When John Duthie showed her his royal flush the other players thought they could detect Coren’s famously subtle ‘tell’.


Christine King at 6:14 am on October 22nd, 2011

“Look at my Lottery Winners Cheque!”


Phil Pearson at 7:11 am on October 23rd, 2011

Someone ACTUALLY SAID “Only Connect is Elitist” on twitter? Bloody proles.

P.S How is it possible i lost your email? I offer to buy you a drink at the WSOPE and end up buying myself too many. Disappointing to say the least!


Nick McD at 2:58 am on October 26th, 2011

WE can’t give *that* as a prize in a caption competition, surely?


Fingers D at 1:23 pm on October 31st, 2011

Victoria’s agent reveals the details for her new game show “Total Connect” - an exciting fusion of Total Wipeout and Only Connect to be aired on Saturday nights
(I’ve thought through how this might actually work - email me if you think it’s a goer)


PrinceSaddo at 2:30 pm on November 1st, 2011

John shows Victoria that somebody not educated at Oxbridge is working at the BBC.


Phil Pearson at 6:05 am on November 5th, 2011

Finger’s comment is sheer brilliance. I want to know how that would work. If you get the connection after only 2 clues you only have to jump over 2 red balls?


Fingers D at 5:41 pm on November 6th, 2011

Thanks very much Phil, I like your idea too. Here’s my ‘Total Connect’ drawing board thus far:

1.Vicky sits on a throne dressed as Amphitrite goddess of water. She pulls a lever that catapults the contestants into the water when they run out of time on the connecting wall.
2.The contestants stand on a platform while each clue flies through the air towards them at high speed. To solve the puzzle and stay upright they must show a combination of quick thinking and physical speed and agility.
Therefore, they must both think AND move laterally
3.Vicky to be flanked by 2 water nymphs (Jedward in drag?) on either side of her throne. They do her bidding for the entire show.

Personally, I think it’s TV gold*, but I haven’t heard back from Vicky yet (or Jedward for that matter)
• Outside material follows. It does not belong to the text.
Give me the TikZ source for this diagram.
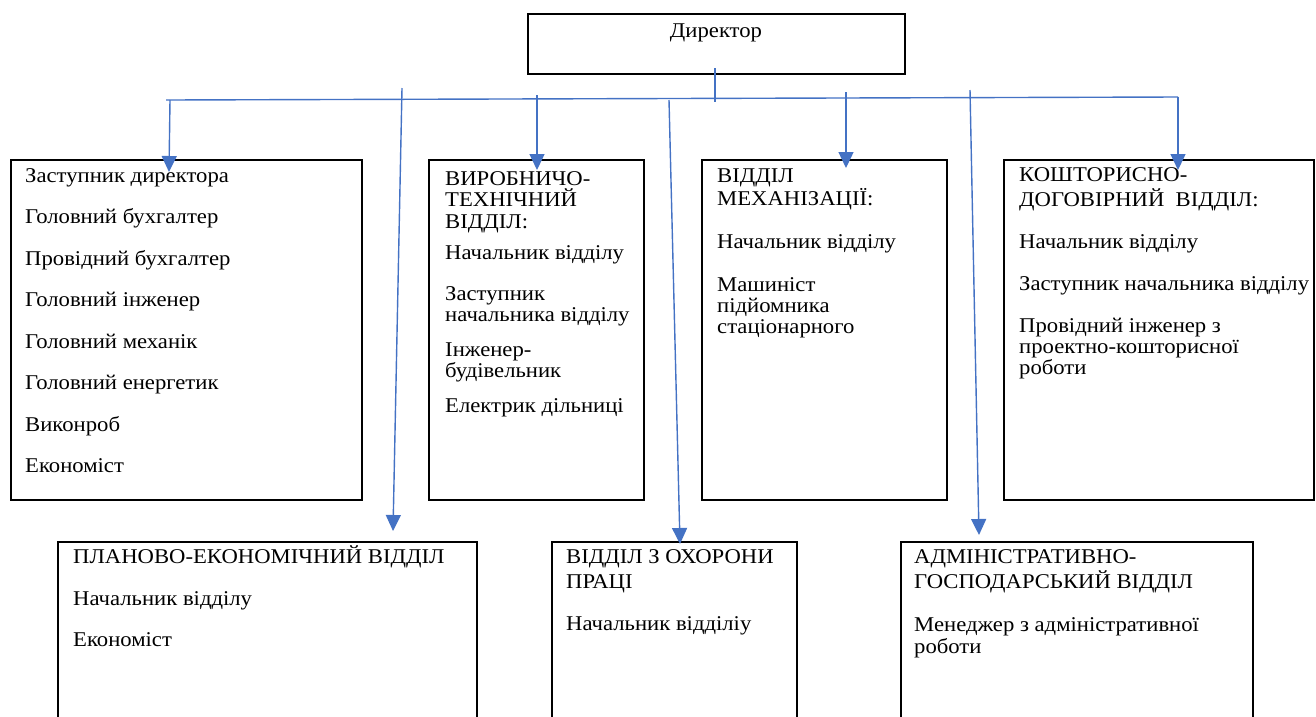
\documentclass[tikz,border=0pt]{standalone}
\usepackage{fontspec}
\setmainfont{Liberation Serif}[FakeStretch=1.08]
\usetikzlibrary{arrows.meta}
\definecolor{conblue}{HTML}{4472C4}
\tikzset{
  box/.style={draw=black, line width=2.3pt, anchor=north west, inner sep=0pt, fill=none},
  txt/.style={anchor=base west, inner sep=0pt, font=\fontsize{21}{24}\selectfont},
  conn/.style={draw=conblue, line width=1.4pt},
  arr/.style={conn, -{Triangle[width=15pt,length=16pt]}}
}
\begin{document}
\begin{tikzpicture}[x=1pt,y=-1pt]
\useasboundingbox (0,0) rectangle (1316,716);
\clip (0,0) rectangle (1316,716);
% boxes
\node[box, minimum width=377, minimum height=60] (d) at (527,13) {};
\node[box, minimum width=351, minimum height=340] (b1) at (10,158.5) {};
\node[box, minimum width=215, minimum height=340] (b2) at (428,158.5) {};
\node[box, minimum width=245, minimum height=340] (b3) at (701,158.5) {};
\node[box, minimum width=310, minimum height=340] (b4) at (1003,158.5) {};
\node[box, minimum width=419, minimum height=200] (b5) at (57,540.5) {};
\node[box, minimum width=245, minimum height=200] (b6) at (551,540.5) {};
\node[box, minimum width=352, minimum height=200] (b7) at (900,540.5) {};
% director
\node[txt, anchor=base] (dt) at (716,37) {Директор};
% box 1
\node[txt] (b1a) at (25,182) {Заступник директора};
\node[txt] (b1b) at (25,223.5) {Головний бухгалтер};
\node[txt] (b1c) at (25,265) {Провідний бухгалтер};
\node[txt] (b1d) at (25,306.5) {Головний інженер};
\node[txt] (b1e) at (25,348) {Головний механік};
\node[txt] (b1f) at (25,389.5) {Головний енергетик};
\node[txt] (b1g) at (25,431) {Виконроб};
\node[txt] (b1h) at (25,472.5) {Економіст};
% box 2
\node[txt] (b2a) at (445,185) {ВИРОБНИЧО-};
\node[txt] (b2b) at (445,206.7) {ТЕХНІЧНИЙ};
\node[txt] (b2c) at (445,228.3) {ВІДДІЛ:};
\node[txt] (b2d) at (445,259) {Начальник відділу};
\node[txt] (b2e) at (445,300) {Заступник};
\node[txt] (b2f) at (445,321) {начальника відділу};
\node[txt] (b2g) at (445,356) {Інженер-};
\node[txt] (b2h) at (445,377) {будівельник};
\node[txt] (b2i) at (445,412) {Електрик дільниці};
% box 3
\node[txt] (b3a) at (717,182.5) {ВІДДІЛ};
\node[txt] (b3b) at (717,205) {МЕХАНІЗАЦІЇ:};
\node[txt] (b3c) at (717,248) {Начальник відділу};
\node[txt] (b3d) at (717,291) {Машиніст};
\node[txt] (b3e) at (717,312) {підйомника};
\node[txt] (b3f) at (717,333) {стаціонарного};
% box 4
\node[txt] (b4a) at (1019,181.7) {КОШТОРИСНО-};
\node[txt] (b4b) at (1019,206.7) {ДОГОВІРНИЙ\ \ ВІДДІЛ:};
\node[txt] (b4c) at (1019,248) {Начальник відділу};
\node[txt] (b4d) at (1019,290) {Заступник начальника відділу};
\node[txt] (b4e) at (1019,332) {Провідний інженер з};
\node[txt] (b4f) at (1019,353) {проектно-кошторисної};
\node[txt] (b4g) at (1019,374) {роботи};
% box 5
\node[txt] (b5a) at (73,563.3) {ПЛАНОВО-ЕКОНОМІЧНИЙ ВІДДІЛ};
\node[txt] (b5b) at (73,605) {Начальник відділу};
\node[txt] (b5c) at (73,646) {Економіст};
% box 6
\node[txt] (b6a) at (566,563.3) {ВІДДІЛ З ОХОРОНИ};
\node[txt] (b6b) at (566,588.3) {ПРАЦІ};
\node[txt] (b6c) at (566,630) {Начальник відділіу};
% box 7
\node[txt] (b7a) at (914,563.3) {АДМІНІСТРАТИВНО-};
\node[txt] (b7b) at (914,588.3) {ГОСПОДАРСЬКИЙ ВІДДІЛ};
\node[txt] (b7c) at (914,631.7) {Менеджер з адміністративної};
\node[txt] (b7d) at (914,653.3) {роботи};
% connector coordinates
\coordinate (dtop) at (715,68);
\coordinate (dj) at (715,102);
\coordinate (busL) at (166,100);
\coordinate (busR) at (1178,97);
\coordinate (a1s) at (170,100);
\coordinate (a1e) at (169,172);
\coordinate (a2s) at (537,95);
\coordinate (a2e) at (537,170);
\coordinate (a3s) at (846,92);
\coordinate (a3e) at (846,168);
\coordinate (a4e) at (1178,170);
\coordinate (l1s) at (402,88);
\coordinate (l1e) at (393,531);
\coordinate (l2s) at (669,100);
\coordinate (l2e) at (680,544);
\coordinate (l3s) at (970,90);
\coordinate (l3e) at (979,535);
% connectors
\draw[conn] (dtop) -- (dj);
\draw[conn] (busL) -- (busR);
\draw[arr] (busR) -- (a4e);
\draw[arr] (a1s) -- (a1e);
\draw[arr] (a2s) -- (a2e);
\draw[arr] (a3s) -- (a3e);
\draw[arr] (l1s) -- (l1e);
\draw[arr] (l2s) -- (l2e);
\draw[arr] (l3s) -- (l3e);
\end{tikzpicture}
\end{document}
Phil Pearson at 7:55 pm on November 14th, 2011

I love it already. I’m thinking you have the base values of Only Connect in there. However you are missing the Total Wipeout side slightly. Obviously you incorporate the qualifier as round 1. The sweeper as round 2 somehow. For whatever round 3 is (Dizzy Dummies?) that would be the wall somehow. Maybe pushing the buttons which are stepping stones that wobble? As the the final, combining missing vowels and the final of TW would be hard. Id love to hear your plans for that one.